On Tue, Feb 25, 2020 at 06:24:20AM -0800, [email protected] wrote:
> 
> 
> A new version of I-D, draft-ghedini-dprive-early-data-02.txt
> has been successfully submitted by Alessandro Ghedini and posted to the
> IETF repository.
> 
> Name:         draft-ghedini-dprive-early-data
> Revision:     02
> Title:                Using Early Data in DNS over TLS
> Document date:        2020-02-25
> Group:                Individual Submission
> Pages:                6
> URL:            
> https://www.ietf.org/internet-drafts/draft-ghedini-dprive-early-data-02.txt
> Status:         
> https://datatracker.ietf.org/doc/draft-ghedini-dprive-early-data/
> Htmlized:       https://tools.ietf.org/html/draft-ghedini-dprive-early-data-02
> Htmlized:       
> https://datatracker.ietf.org/doc/html/draft-ghedini-dprive-early-data
> Diff:           
> https://www.ietf.org/rfcdiff?url2=draft-ghedini-dprive-early-data-02
> 
> Abstract:
>    This document illustrates the risks of using TLS 1.3 early data with
>    DNS over TLS, and specifies behaviors that can be adopted by clients
>    and servers to reduce those risks.

Long overdue update to the Early Data for DoT draft (sorry for the delay). This
incorporates changes suggested from past discussions and reviews.

Notably:

* Clarified why some DNS messages are not allowed in early data. All DNS

* Messages that don't use the Query opcode are now explicitly forbidden
  from being sent over early data.

* Defined a registry of RR types that can be sent over early data. This is
  likely to be incomplete right now. New entries can be easily added later, but
  for now I'd like some feedback on whether this is the right direction before
  going further.

As per the above changelog, the new draft strictly limits DNS messages allowed
in early data to ones that use the Query opcode AND RR types that are explcitly
listed in the new registry. But after doing that work, I'm now wondering if
allowing only query messages is actually enough, without the need to define the
RR types registry. Any thoughts? I don't really know what most of the RR types
currently defined do, so I might be missing something.

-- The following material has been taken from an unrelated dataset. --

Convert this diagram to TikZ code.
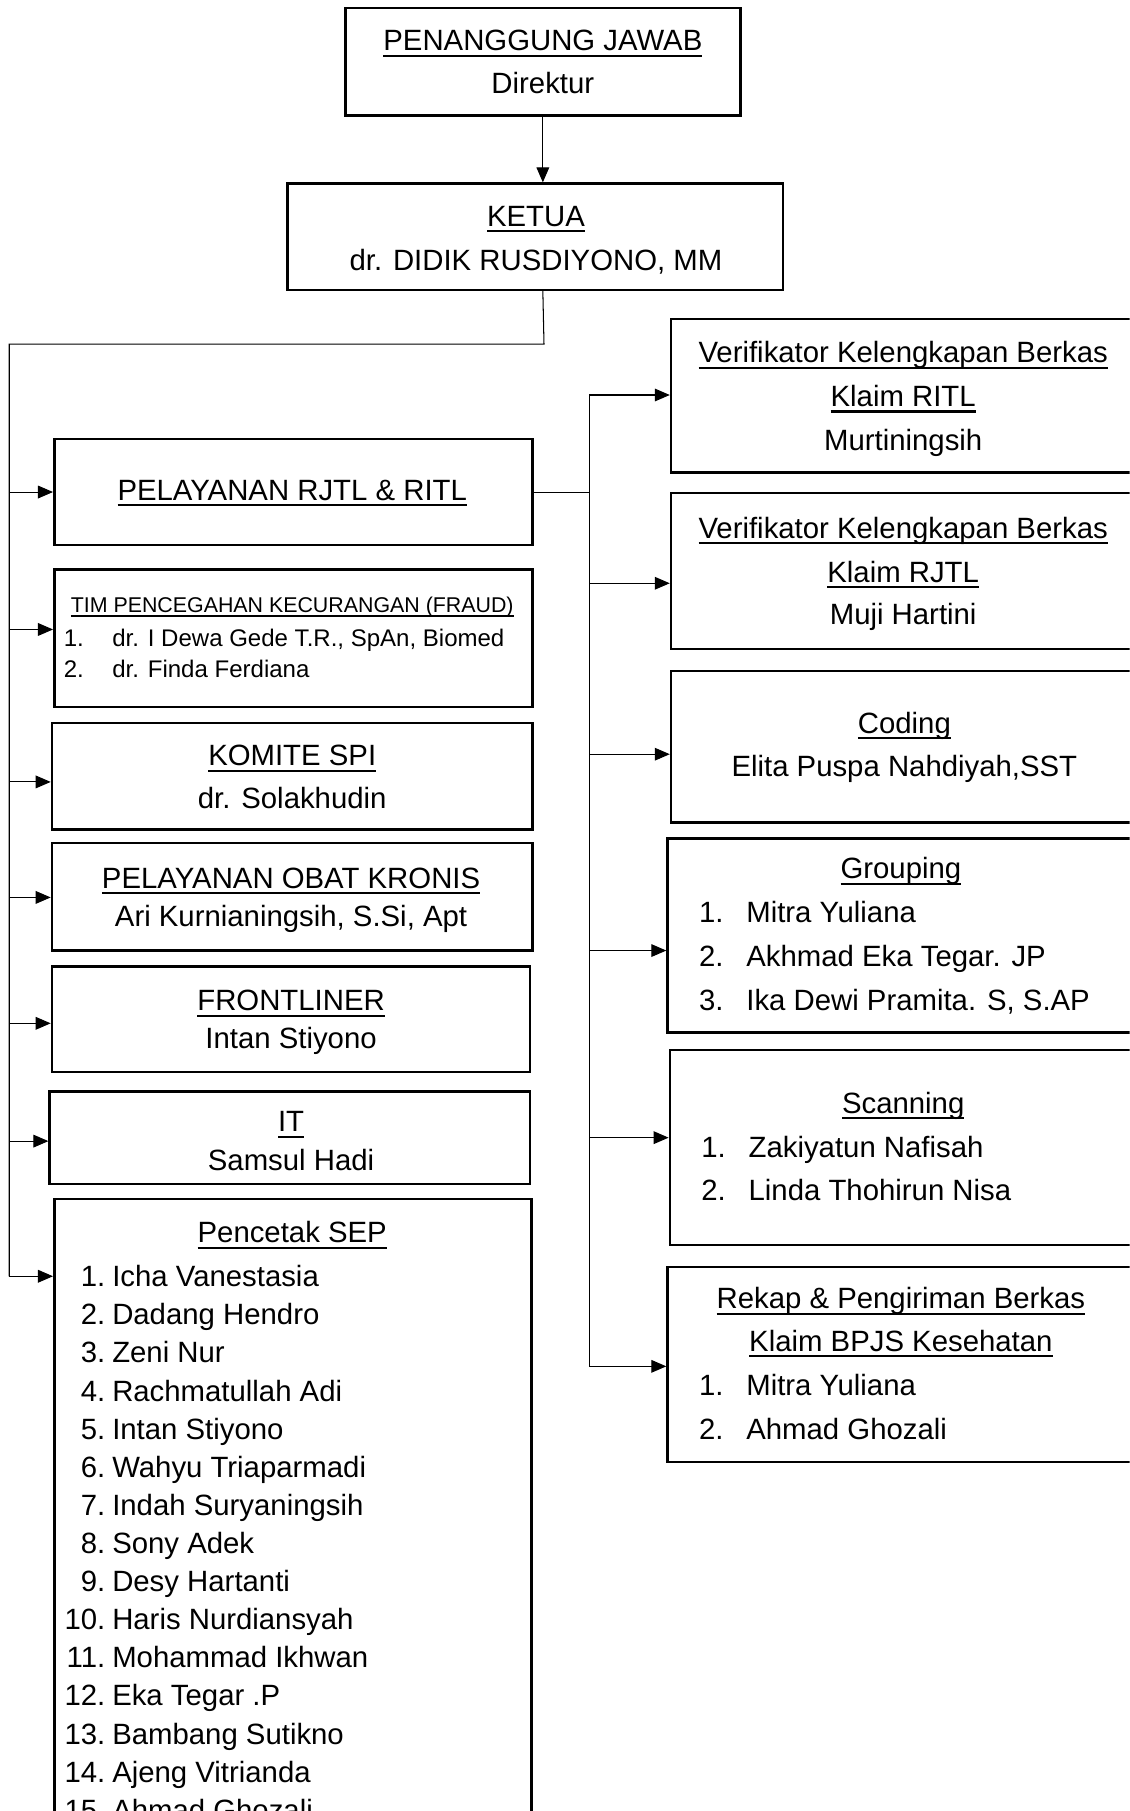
\documentclass[tikz,border=0pt]{standalone}
\usepackage{fontspec}
\setmainfont{Liberation Sans}
\usetikzlibrary{arrows.meta,fit}
\newcommand\ulx[1]{\setbox0\hbox{#1}\leavevmode\rlap{\rule[-5.2pt]{\wd0}{1.8pt}}\box0}
\newcommand\ulsmall[1]{\setbox0\hbox{#1}\leavevmode\rlap{\rule[-4pt]{\wd0}{1.4pt}}\box0}
\tikzset{
  box/.style={draw, line width=2.2pt, inner sep=0pt},
  conn/.style={line width=0.9pt},
  arrow/.style={conn, -{Triangle[length=13pt,width=11pt]}},
  lbl/.style={anchor=base, inner sep=0pt, font=\fontsize{25.4pt}{30pt}\selectfont},
  lbll/.style={lbl, anchor=base west},
  smalltitle/.style={anchor=base, inner sep=0pt, font=\fontsize{18.5pt}{22pt}\selectfont},
  smallitem/.style={anchor=base west, inner sep=0pt, font=\fontsize{20.8pt}{25pt}\selectfont},
}
\begin{document}
\begin{tikzpicture}[x=1pt,y=-1pt]
\useasboundingbox (0,0) rectangle (978,1568);
\clip (0,0) rectangle (978,1568);
\fill[white] (0,0) rectangle (978,1568);

% ---- top boxes
\node[box, fit={(299,7) (641,100)}] (pj) {};
\node[lbl] (pjt1) at (470,44) {\ulx{PENANGGUNG JAWAB}};
\node[lbl] (pjt2) at (470,81) {Direktur};

\node[box, fit={(249,159) (678,251)}] (ketua) {};
\node[lbl] (kt1) at (464,196) {\ulx{KETUA}};
\node[lbl] (kt2) at (464,234) {dr. DIDIK RUSDIYONO, MM};

% ---- left column
\node[box, fit={(47,380) (461,472)}] (rjtl) {};
\node[lbl] (rjtlt) at (253,433) {\ulx{PELAYANAN RJTL \& RITL}};

\node[box, fit={(47,493) (461,612)}] (tim) {};
\node[smalltitle] (timt) at (253,530) {\ulsmall{TIM PENCEGAHAN KECURANGAN (FRAUD)}};
\node[smallitem] (timi1) at (55,560) {\makebox[42pt][l]{1.}dr. I Dewa Gede T.R., SpAn, Biomed};
\node[smallitem] (timi2) at (55,587) {\makebox[42pt][l]{2.}dr. Finda Ferdiana};

\node[box, fit={(45,626) (461,718)}] (komite) {};
\node[lbl] (komt1) at (253,663) {\ulx{KOMITE SPI}};
\node[lbl] (komt2) at (253,700) {dr. Solakhudin};

\node[box, fit={(45,730) (461,823)}] (obat) {};
\node[lbl] (obt1) at (252,769) {\ulx{PELAYANAN OBAT KRONIS}};
\node[lbl] (obt2) at (252,802) {Ari Kurnianingsih, S.Si, Apt};

\node[box, fit={(45,837) (459,928)}] (front) {};
\node[lbl] (frt1) at (252,875) {\ulx{FRONTLINER}};
\node[lbl] (frt2) at (252,908) {Intan Stiyono};

\node[box, fit={(43,945) (459,1025)}] (it) {};
\node[lbl] (itt1) at (252,980) {\ulx{IT}};
\node[lbl] (itt2) at (252,1013) {Samsul Hadi};

\node[box, fit={(47,1038) (460,1600)}] (sep) {};
\node[lbl] (sept) at (253,1076) {\ulx{Pencetak SEP}};
\foreach \i/\nm in {1/Icha Vanestasia, 2/Dadang Hendro, 3/Zeni Nur, 4/Rachmatullah Adi,
  5/Intan Stiyono, 6/Wahyu Triaparmadi, 7/Indah Suryaningsih, 8/Sony Adek,
  9/Desy Hartanti, 10/Haris Nurdiansyah, 11/Mohammad Ikhwan, 12/Eka Tegar .P,
  13/Bambang Sutikno, 14/Ajeng Vitrianda, 15/Ahmad Ghozali}{
  \node[lbll] (sepi\i) at (55,{1081+33*\i}) {\makebox[36pt][r]{\i.}\hspace{6pt}\nm};
}

% ---- right column
\node[box, fit={(581,276) (990,409)}] (vritl) {};
\node[lbl] (vr1) at (782,314) {\ulx{Verifikator Kelengkapan Berkas}};
\node[lbl] (vr2) at (782,352) {\ulx{Klaim RITL}};
\node[lbl] (vr3) at (782,390) {Murtiningsih};

\node[box, fit={(581,427) (990,562)}] (vrjtl) {};
\node[lbl] (vj1) at (782,466) {\ulx{Verifikator Kelengkapan Berkas}};
\node[lbl] (vj2) at (782,504) {\ulx{Klaim RJTL}};
\node[lbl] (vj3) at (782,541) {Muji Hartini};

\node[box, fit={(581,581) (990,712)}] (coding) {};
\node[lbl] (cd1) at (783,635) {\ulx{Coding}};
\node[lbl] (cd2) at (783,672) {Elita Puspa Nahdiyah,SST};

\node[box, fit={(578,726) (990,894)}] (group) {};
\node[lbl] (gr0) at (780,761) {\ulx{Grouping}};
\node[lbll] (gr1) at (605,799) {\makebox[41pt][l]{1.}Mitra Yuliana};
\node[lbll] (gr2) at (605,837) {\makebox[41pt][l]{2.}Akhmad Eka Tegar. JP};
\node[lbll] (gr3) at (605,875) {\makebox[41pt][l]{3.}Ika Dewi Pramita. S, S.AP};

\node[box, fit={(580,909) (990,1078)}] (scan) {};
\node[lbl] (sc0) at (782,964) {\ulx{Scanning}};
\node[lbll] (sc1) at (607,1002) {\makebox[41pt][l]{1.}Zakiyatun Nafisah};
\node[lbll] (sc2) at (607,1039) {\makebox[41pt][l]{2.}Linda Thohirun Nisa};

\node[box, fit={(578,1097) (990,1266)}] (rekap) {};
\node[lbl] (rk1) at (780,1133) {\ulx{Rekap \& Pengiriman Berkas}};
\node[lbl] (rk2) at (780,1170) {\ulx{Klaim BPJS Kesehatan}};
\node[lbll] (rk3) at (605,1208) {\makebox[41pt][l]{1.}Mitra Yuliana};
\node[lbll] (rk4) at (605,1246) {\makebox[41pt][l]{2.}Ahmad Ghozali};

% ---- connectors
\draw[arrow] (pj.south) -- (pj.south |- ketua.north);

\coordinate (tk) at (471,298);
\coordinate (tl) at (8,298);
\coordinate (l1) at (8,426);
\coordinate (l2) at (8,545);
\coordinate (l3) at (8,677);
\coordinate (l4) at (8,777);
\coordinate (l5) at (8,886);
\coordinate (l6) at (8,988);
\coordinate (l7) at (8,1105);
\draw[conn] (pj.south |- ketua.south) -- (tk) -- (tl) -- (l7);
\draw[arrow] (l1) -- (l1 -| rjtl.west);
\draw[arrow] (l2) -- (l2 -| tim.west);
\draw[arrow] (l3) -- (l3 -| komite.west);
\draw[arrow] (l4) -- (l4 -| obat.west);
\draw[arrow] (l5) -- (l5 -| front.west);
\draw[arrow] (l6) -- (l6 -| it.west);
\draw[arrow] (l7) -- (l7 -| sep.west);

\coordinate (r1) at (510,342);
\coordinate (r2) at (510,505);
\coordinate (r3) at (510,653);
\coordinate (r4) at (510,823);
\coordinate (r5) at (510,985);
\coordinate (r6) at (510,1183);
\draw[conn] (rjtl.east) -- (rjtl.east -| r1);
\draw[conn] (r1) -- (r6);
\draw[arrow] (r1) -- (r1 -| vritl.west);
\draw[arrow] (r2) -- (r2 -| vrjtl.west);
\draw[arrow] (r3) -- (r3 -| coding.west);
\draw[arrow] (r4) -- (r4 -| group.west);
\draw[arrow] (r5) -- (r5 -| scan.west);
\draw[arrow] (r6) -- (r6 -| rekap.west);
\end{tikzpicture}
\end{document}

Also worth noting that the general wording and structure of the draft might need
some improvements (as Martin pointed out in his review some text could probably
be replaced by references to RFC 8446 and 8470) but after spending some time on
this I couldn't come up with much, so for now I'd like to get some feedback on
the changes and discussion point mentioned above.